The size of the set of solution mappings [[P]]G can be very large, making it computationally expensive to enumerate all possible mappings. In practice, some optimization techniques may be needed to efficiently compute the set of solutions.

The definition assumes that the underlying knowledge graph G is static, and does not change over time. However, many real-world knowledge graphs are dynamic, meaning that new triples can be added or existing triples can be deleted or modified. The definition does not specify how to handle dynamic changes to the knowledge graph, which could affect the correctness and completeness of the results.

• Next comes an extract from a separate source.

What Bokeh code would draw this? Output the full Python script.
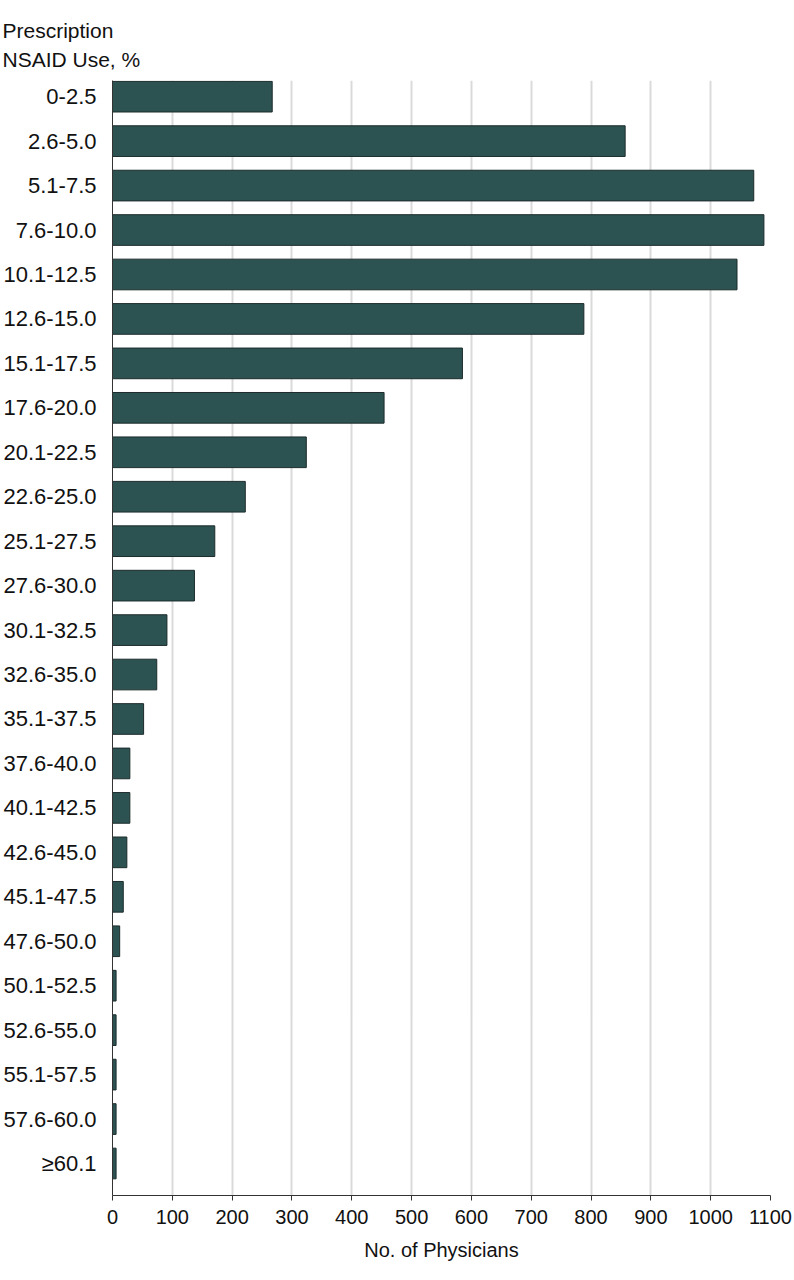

The definition does not specify how to handle inconsistencies or contradictions in the knowledge graph. In practice, it is common for knowledge graphs to contain conflicting or inconsistent information, which could lead to unexpected or erroneous results. Additional techniques may be needed to handle such cases.

Page 12: Line 20-33
The statement suggests that merging small fragments can improve lookup time for optimizing join order and estimating cardinalities, but it is not clear how significant this improvement is or if there are any trade-offs (such as increased memory usage for larger fragments).

Page 13: Line 19-34
the complexity and potential performance impact of the proposed Semantically Partitioned Bloom Filters (SPBFs) indexing schema. This may need to be evaluated further in real-world scenarios to ensure that it is practical and efficient. Additionally, the fact that the SPBF indexes have to match entire star patterns to fragments rather than triple patterns, as opposed to the PPBF indexes from [19], may require some adjustment in the query optimization process.
Page 16 Line 1-20
the authors assume that query execution plans are always left-deep, which may limit the potential for optimization in certain cases. This is a limitation that could be addressed in future work as well.